Auch ansonsten kennt die Linke kein Pardon, legt die Folterwerkzeuge aber immerhin gut sichtbar auf den Tisch, teilweise sogar mit Preisschildern. Allein aus einer höheren Erbschaftsteuer, der Vermögensteuer und der Vermögensabgabe erhofft man sich pro Jahr Steuermehreinnahmen von ca. 80 Mrd. Euro. Das sind immerhin 10% des gesamten Vorkrisensteueraufkommens des Jahres 2019. Hinzu kämen noch die Einnahmen aus der jeweils kräftig erhöhten Einkommen- und Körperschaftsteuer. An einer Stelle wünscht sich sogar die FDP höhere Steuern: Auf Cannabis, das legalisiert und wie Zigaretten besteuert werden soll. Legalisieren wollen zwar auch SPD, Grüne und Linke, den Steuersäckel haben dabei aber nur die Liberalen im Blick.
Im Kontrastprogramm dazu gefällt sich die AfD als radikaler Steuersenker. Auf der bemerkenswerten Liste der Steuern, die abgeschafft oder nicht eingeführt werden sollen, stehen die Vermögensteuer, die Erbschafts- & Schenkungsteuer, die Grundsteuer, die Gewerbesteuer, die Energiesteuer, die Kaffeesteuer, die Schaumweinsteuer, die Biersteuer, die Zweitwohnungssteuer und die Grunderwerbsteuer beim Erwerb von Immobilien für den Eigenbedarf. Auf ein Preisschild für diese Tabula rasa verzichtet die AfD wohlweislich und belässt es zur Gegenfinanzierung bei einem vagen Hinweis auf ein Steuerreformkonzept des ehemaligen Verfassungsrichters Kirchhoff, nach dem eine Konzentration auf die beiden großen Steuerarten, die Einkommensteuer und die Umsatzsteuer, anzuraten sei.

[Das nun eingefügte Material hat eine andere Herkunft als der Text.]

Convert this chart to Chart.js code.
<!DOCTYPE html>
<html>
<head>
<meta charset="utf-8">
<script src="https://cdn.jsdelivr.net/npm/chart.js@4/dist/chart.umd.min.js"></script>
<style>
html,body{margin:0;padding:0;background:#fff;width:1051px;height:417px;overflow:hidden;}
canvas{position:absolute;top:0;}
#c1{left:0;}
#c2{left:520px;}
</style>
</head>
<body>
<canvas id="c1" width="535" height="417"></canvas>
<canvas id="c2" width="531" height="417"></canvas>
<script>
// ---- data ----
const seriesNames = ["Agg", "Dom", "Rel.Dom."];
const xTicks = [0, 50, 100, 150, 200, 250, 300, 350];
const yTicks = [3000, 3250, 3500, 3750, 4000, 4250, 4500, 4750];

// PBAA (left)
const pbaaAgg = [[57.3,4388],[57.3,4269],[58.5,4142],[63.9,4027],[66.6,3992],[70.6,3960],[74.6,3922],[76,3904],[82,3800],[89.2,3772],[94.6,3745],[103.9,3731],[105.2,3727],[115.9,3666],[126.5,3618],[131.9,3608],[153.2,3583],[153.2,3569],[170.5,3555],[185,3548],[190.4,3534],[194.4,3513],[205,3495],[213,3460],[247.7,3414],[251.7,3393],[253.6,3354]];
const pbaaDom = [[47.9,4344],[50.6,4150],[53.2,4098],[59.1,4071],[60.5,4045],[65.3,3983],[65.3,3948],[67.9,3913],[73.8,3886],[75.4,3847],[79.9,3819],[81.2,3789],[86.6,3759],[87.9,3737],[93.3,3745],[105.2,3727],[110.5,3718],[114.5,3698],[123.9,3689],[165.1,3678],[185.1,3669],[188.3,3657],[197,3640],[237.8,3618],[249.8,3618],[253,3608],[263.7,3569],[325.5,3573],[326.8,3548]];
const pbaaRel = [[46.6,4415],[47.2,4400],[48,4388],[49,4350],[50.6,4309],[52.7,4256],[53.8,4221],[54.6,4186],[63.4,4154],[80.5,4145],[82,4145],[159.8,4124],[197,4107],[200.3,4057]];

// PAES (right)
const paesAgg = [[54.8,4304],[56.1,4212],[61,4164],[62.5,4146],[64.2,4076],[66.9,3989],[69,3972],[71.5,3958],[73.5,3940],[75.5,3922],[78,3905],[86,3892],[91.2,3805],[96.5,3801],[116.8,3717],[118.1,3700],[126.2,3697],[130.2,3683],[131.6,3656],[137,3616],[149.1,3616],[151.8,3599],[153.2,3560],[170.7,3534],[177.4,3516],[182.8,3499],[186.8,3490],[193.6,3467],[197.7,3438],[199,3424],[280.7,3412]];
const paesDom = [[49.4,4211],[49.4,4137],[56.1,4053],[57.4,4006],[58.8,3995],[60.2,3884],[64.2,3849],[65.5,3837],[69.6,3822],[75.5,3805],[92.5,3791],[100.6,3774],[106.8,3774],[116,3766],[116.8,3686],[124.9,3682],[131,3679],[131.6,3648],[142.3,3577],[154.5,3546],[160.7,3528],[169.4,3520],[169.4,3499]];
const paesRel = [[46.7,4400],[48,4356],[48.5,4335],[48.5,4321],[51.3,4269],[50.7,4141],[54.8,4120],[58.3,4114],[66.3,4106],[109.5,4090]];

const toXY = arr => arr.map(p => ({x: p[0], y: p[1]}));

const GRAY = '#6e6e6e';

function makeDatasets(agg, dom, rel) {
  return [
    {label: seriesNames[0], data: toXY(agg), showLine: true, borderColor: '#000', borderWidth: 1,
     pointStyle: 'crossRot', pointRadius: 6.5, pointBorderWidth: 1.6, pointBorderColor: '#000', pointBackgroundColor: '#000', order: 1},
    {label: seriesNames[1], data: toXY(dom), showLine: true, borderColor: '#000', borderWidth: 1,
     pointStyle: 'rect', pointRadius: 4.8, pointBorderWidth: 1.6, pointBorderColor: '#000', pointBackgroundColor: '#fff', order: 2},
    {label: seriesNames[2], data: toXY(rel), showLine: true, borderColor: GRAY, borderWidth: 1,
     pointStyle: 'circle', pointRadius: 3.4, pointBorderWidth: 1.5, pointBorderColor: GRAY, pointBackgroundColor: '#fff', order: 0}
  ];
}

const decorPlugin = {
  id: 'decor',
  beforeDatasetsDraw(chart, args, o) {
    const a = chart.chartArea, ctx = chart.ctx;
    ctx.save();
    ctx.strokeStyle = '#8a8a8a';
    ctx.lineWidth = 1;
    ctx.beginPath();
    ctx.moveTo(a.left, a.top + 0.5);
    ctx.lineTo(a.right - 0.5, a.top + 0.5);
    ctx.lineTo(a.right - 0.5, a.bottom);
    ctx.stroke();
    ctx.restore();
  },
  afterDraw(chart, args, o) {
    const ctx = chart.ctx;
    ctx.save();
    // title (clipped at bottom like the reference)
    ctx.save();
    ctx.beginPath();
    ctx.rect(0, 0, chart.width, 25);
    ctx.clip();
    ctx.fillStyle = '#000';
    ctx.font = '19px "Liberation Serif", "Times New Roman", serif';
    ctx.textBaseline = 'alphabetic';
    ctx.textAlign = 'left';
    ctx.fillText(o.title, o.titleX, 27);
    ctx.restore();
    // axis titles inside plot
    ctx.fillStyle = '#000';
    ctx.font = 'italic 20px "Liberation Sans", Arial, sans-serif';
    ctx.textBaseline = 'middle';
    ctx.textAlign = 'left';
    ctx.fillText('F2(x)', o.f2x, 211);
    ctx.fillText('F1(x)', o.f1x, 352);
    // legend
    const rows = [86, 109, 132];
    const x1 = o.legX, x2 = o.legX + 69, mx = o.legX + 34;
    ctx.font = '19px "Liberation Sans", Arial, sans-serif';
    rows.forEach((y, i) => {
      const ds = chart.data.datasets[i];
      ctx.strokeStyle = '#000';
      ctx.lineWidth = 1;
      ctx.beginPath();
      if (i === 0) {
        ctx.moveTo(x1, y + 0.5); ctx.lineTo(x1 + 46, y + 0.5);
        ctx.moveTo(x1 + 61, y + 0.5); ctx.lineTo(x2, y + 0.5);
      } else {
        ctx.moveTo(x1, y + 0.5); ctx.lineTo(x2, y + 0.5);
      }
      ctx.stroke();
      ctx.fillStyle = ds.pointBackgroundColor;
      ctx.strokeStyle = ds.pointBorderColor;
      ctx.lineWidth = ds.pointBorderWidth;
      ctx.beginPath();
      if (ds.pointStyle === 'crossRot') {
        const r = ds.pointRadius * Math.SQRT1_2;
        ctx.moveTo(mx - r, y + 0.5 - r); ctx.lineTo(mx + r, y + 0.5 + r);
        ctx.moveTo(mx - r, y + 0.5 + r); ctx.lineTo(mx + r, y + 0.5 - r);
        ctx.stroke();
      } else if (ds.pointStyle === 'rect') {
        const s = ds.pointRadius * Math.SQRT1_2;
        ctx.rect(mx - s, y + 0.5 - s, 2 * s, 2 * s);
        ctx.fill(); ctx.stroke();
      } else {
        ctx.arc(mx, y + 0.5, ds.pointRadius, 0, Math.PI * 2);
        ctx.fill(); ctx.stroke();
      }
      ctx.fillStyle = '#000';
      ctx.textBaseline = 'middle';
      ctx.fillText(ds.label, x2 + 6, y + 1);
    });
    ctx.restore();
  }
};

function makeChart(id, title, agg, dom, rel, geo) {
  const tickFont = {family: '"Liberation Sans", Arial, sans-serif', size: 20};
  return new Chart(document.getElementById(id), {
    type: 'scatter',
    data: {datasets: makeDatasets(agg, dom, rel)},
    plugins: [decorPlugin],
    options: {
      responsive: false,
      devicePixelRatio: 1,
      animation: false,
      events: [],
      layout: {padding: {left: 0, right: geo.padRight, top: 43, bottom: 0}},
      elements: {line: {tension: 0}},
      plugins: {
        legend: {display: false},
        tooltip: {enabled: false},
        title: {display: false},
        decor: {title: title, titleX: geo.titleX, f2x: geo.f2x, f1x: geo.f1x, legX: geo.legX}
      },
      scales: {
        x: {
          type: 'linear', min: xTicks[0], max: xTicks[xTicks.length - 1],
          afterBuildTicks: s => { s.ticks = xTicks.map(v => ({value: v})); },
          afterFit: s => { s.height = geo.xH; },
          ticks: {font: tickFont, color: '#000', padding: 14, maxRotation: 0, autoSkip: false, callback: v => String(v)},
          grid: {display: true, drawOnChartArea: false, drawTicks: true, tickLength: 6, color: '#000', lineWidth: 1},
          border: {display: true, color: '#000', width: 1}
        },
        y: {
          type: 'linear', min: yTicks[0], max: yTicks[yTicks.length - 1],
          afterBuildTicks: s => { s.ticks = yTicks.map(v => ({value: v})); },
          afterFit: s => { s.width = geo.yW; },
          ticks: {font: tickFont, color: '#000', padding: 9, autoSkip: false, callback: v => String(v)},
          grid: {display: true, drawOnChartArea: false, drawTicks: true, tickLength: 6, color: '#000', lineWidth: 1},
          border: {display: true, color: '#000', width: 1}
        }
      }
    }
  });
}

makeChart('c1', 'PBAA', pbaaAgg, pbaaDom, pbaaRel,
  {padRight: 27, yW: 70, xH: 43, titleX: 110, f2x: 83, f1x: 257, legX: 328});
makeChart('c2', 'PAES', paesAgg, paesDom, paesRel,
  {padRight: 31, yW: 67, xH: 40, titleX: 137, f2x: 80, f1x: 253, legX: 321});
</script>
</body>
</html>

Zumindest bei den Bagatellsteuern zeigen sich auch andere Parteien großzügig. FDP und Linke wollen ebenfalls die Schaumweinsteuer abschaffen, die FDP zusätzlich die Bier-, Zwischenerzeugnis-, und Kaffeesteuer. Wie auch immer die Wahl also ausgeht, Getränke könnten am Ende tatsächlich billiger werden. „Freibier für alle“ steht aber nicht in Aussicht. Das fordert von Zeit zu Zeit lediglich die Anarchistische Pogo-Partei Deutschland – die aber darf aus formalen Gründen in diesem Jahr nicht an der Bundestagswahl teilnehmen.
Fazit:
Wahlprogramme sind das Ergebnis langer innerparteilicher Kämpfe. Diverse Parteigruppierungen wollen ihre Herzensangelegenheiten prominent platzieren, Parteistrategen das optimale Programm für eine erfolgreiche Kampagne. Am Ende stehen Sammelsurien von 66 (SPD) bis 272 (Grüne) Seiten Umfang. Bei Letzteren ist die Überschrift „Deutschland. Alles ist drin.“ also durchaus wörtlich zu verstehen und es überrascht nicht, dass auch etliche Forderungen Eingang gefunden haben, die außerhalb der Kernwählerschaft erklärungsbedürftig sind. Deutlich stromlinienförmiger kommt das SPD-Programm daher, das bewusst vermeidet, sich im Kleinklein zu verlieren. Die anderen Programme liegen irgendwo dazwischen, wobei Linke und AfD erwartungsgemäß durch die Radikalität ihrer Forderungen auffallen.
Anders als häufig kritisiert wird, unterscheiden sich die steuerpolitischen Teile der Programme stark voneinander. Die Parteien bieten also echte Alternativen, insbesondere bei der Unternehmensbesteuerung und der Besteuerung von Einkommen und Vermögen, und es sind sogar die klassischen Lager erkennbar. Wer sich trotzdem aktuell noch zu den Unentschlossenen rechnet, für den mögen vielleicht die vorliegenden Beobachtungen im Kleingedruckten den letzten Ausschlag für die Entscheidung am 26.09.2021 geben – im Themenfeld von Cannabis- und Sektsteuer über Steuersümpfe bis hin zum reduzierten Mehrwertsteuersatz auf pflanzliche Milchalternativen sollte eigentlich jeder nach seiner Fasson selig werden können.